Chu is the lone Asian on the five-member City Council. Voters of Chinese descent account for barely a third of Monterey Park’s total. The city has never sent a Chinese-American legislator to Sacramento.

Indeed, if Chu wins her assembly contest, she will become the sole Chinese-American in the state’s 120-member legislature.

California has the country’s largest Chinese population, estimated at close to a million. But it can claim just a single prominent Chinese-American politician–state treasurer Matt Fong, who is an underdog candidate for U.S. Senate.

Two Chinese-Americans held seats in the legislature during the 1960s and ’70s; one of them, Fong’s mother, March Fong Eu, later served 20 years as secretary of state.

oMnterey Park is at least 65 percent Asian, a figure that includes sizable tallies of immigrants from Japan, Vietnam and the Philippines. There are also expanding Asian populations–mostly Chinese–in the adjoining cities of Alhambra, Rosemead, San Gabriel, South Pasadena and San Marino.

The visual impact of Chinese immigration on Monterey Park is a head-turner to first-time visitors. Not long ago, the city resembled any other Southern California suburb whose housing tracts and commercial corridors took shape in the 1950s and ’60s.

Today, Monterey Park’s stores, restaurants, banks and churches, as well as its billboards and road signs, are emblazoned with Chinese characters. It’s as if a sprawling, Chinese-speaking colony had been shipped whole from the Far East.

“See that bakery?” Chu asked her passengers on the drive. “It went from Jewish to Chinese a year ago . . . And that used to be an Alpha Beta over there. Now it’s a Shun Fat supermarket.”

She turned right on Garvey Avenue. “The Japanese restaurant there–it’s run by Chinese,” she said. “That place over there sells contemporary European furniture, but it’s Chinese. And look, the Hollywood Cafe–that’s run by Chinese.”

Monterey Park is a stark contrast to Los Angeles’ old Chinatown. Jammed into a few streets north of the Civic Center, Chinatown remains a pagoda-roofed tourist attraction for the most part, lined with red-lantern trinket stalls and sweet-and-sour eateries. Well-paying jobs are scarce for its 15,000 residents. But it continues to function as a cultural touchstone for Chinese-Americans throughout Southern California.

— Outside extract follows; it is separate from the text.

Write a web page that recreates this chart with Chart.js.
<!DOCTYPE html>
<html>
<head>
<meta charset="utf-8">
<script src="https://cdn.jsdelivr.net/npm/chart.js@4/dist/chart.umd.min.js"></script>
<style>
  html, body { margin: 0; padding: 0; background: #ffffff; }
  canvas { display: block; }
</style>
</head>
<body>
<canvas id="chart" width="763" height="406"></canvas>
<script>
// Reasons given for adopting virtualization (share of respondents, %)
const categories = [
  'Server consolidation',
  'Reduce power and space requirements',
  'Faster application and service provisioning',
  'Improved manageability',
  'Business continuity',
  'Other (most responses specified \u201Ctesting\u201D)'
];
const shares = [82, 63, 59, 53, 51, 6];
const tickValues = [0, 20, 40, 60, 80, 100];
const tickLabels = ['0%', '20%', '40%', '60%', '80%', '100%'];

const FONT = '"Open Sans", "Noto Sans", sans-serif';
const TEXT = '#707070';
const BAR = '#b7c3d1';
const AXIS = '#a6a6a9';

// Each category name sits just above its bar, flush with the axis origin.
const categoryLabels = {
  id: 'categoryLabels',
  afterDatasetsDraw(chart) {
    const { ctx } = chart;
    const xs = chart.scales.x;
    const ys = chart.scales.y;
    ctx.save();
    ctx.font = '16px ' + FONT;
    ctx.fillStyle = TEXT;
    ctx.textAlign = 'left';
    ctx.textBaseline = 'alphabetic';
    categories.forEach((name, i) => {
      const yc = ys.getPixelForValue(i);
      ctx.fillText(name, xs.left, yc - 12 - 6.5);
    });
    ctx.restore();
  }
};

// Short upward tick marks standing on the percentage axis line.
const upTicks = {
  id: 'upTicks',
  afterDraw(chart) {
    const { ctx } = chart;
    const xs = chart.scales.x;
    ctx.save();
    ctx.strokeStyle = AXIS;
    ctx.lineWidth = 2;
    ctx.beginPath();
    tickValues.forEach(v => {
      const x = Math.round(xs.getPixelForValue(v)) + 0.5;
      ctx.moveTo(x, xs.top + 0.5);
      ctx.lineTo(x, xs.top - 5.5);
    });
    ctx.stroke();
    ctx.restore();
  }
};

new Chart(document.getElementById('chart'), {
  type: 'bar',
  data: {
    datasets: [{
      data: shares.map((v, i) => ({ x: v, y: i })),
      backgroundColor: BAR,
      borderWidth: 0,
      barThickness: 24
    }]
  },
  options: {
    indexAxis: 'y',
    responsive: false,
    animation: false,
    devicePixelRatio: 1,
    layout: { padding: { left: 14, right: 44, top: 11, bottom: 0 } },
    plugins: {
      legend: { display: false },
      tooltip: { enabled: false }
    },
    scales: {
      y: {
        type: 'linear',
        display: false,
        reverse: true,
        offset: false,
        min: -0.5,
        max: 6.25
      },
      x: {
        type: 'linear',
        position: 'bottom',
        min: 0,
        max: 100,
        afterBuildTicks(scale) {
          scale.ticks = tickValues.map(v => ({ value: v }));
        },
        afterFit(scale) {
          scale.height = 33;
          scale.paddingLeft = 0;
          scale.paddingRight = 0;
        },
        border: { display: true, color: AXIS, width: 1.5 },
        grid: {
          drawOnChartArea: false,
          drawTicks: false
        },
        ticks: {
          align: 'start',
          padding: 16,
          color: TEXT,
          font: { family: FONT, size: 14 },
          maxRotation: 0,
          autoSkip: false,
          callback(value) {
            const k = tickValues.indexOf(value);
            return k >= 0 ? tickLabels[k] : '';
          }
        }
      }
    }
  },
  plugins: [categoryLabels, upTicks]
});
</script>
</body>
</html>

Chinatown also gave many of Monterey Park’s entrepreneurs their start in this country.

One of those boot-strappers is Robert Lee, owner of the Ocean Star restaurant. Food critics celebrate Monterey Park as perhaps the nation’s top venue for Chinese cuisine, and Lee’s establishment usually gets standard-setting praise.

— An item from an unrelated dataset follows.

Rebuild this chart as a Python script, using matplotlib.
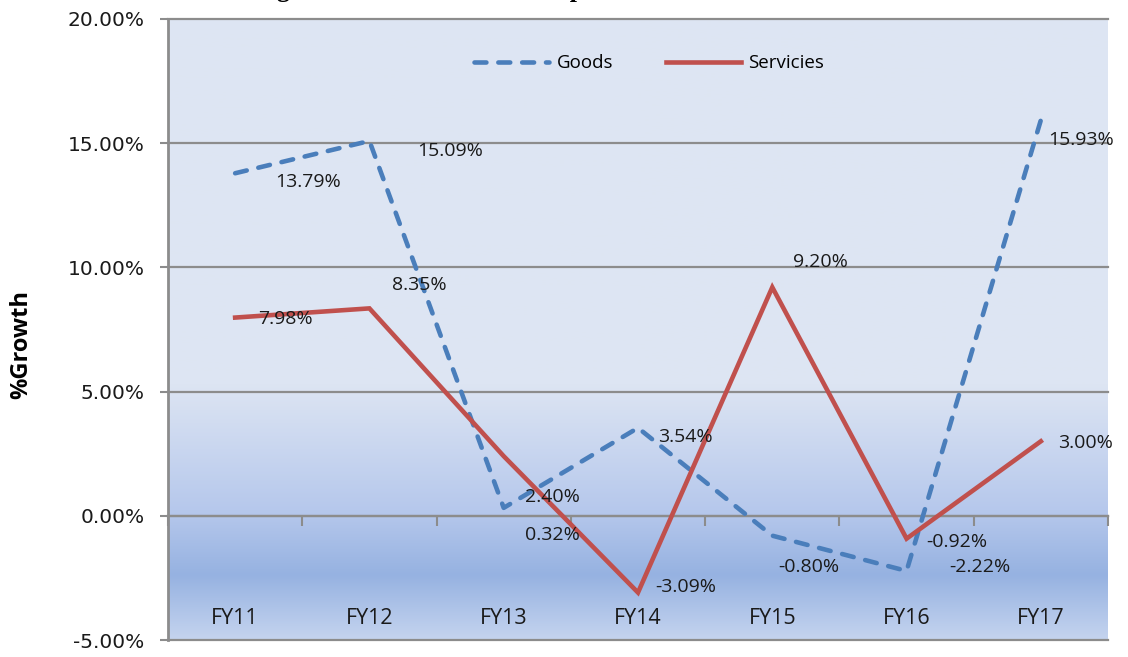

“My family was a poor family,” said Lee, 49, who emigrated to the United States from southern China in 1969. “Now, business is very good.”

He spoke during a busy Sunday dinner shift, sitting in the marbled reception hall of the cavernous restaurant. All but a handful of the customers conversed in Mandarin or Cantonese.

Lee began his career as a cook in Chinatown. He pooled his savings with other immigrants to open a seafood house in Alhambra, then a second in Chinatown, a third in Monterey Park and finally Ocean Star.

“It’s much better here than in Chinatown,” said Lee, who backs Chu’s candidacy. “And when I came to Monterey Park, there weren’t a lot of Asian people.”

Asians were drawn to the city in the 1960s and ’70s after Chinese-American developers promoted Monterey Park as a would-be “Chinese Beverly Hills.”

Many Anglo residents and some Latinos were alienated by the resulting proliferation of businesses like Lee’s. They complained that buying sprees by Chinese immigrants inflated property values, squeezed out non-Chinese owners and led to over-building.

The disaffection among Anglos sparked the mid-1980s campaign–marred by the occasional Ku Klux Klan flyer–that sought to declare English the city’s “official language” and require storefronts to display English signs.

The English-only movement failed. But it was followed by white flight. Entire neighborhoods, seemingly overnight, shifted from predominantly Caucasian to solidly Chinese.

The city is now less than 10 percent Caucasian (and about 25 percent Latino, a number that has also declined). Some Anglos who stayed put still have mixed feelings about the new Monterey Park.

“The one thing that bothers me is that (the signs) on restaurants and bakeries are written in Chinese, but there’s no translation,” said Bonnie Shyer, 49, who grew up here. Except for a few years spent in Dallas in the 1970s, she has lived most of her life in the family home on Monterey Park’s Grandridge Avenue.

“Our street is 99 percent Asian,” she said. “It feels different . . . I don’t like being at the market–and I don’t want this to sound prejudiced–but the Chinese have a habit of running and grabbing stuff off the shelves.”

Nevertheless, Shyer added, she and her family are Chu supporters.

Chu was born in South Central Los Angeles to a Chinese-American father and a mother from Guangzhou.

On her drive through the district, Chu dropped in on Frances Wu, 77, originally from central China.

Wu operates Golden Age Village, a retirement community whose apartment buildings are constructed in red-and-gold pagoda style. She strolled through the pond-bordered grounds with Chu, and the two talked about how Monterey Park had made an East-meets-West version of the American Dream possible.

“I love this city,” Wu said. “Everything is beautiful here. It’s home, sweet home.”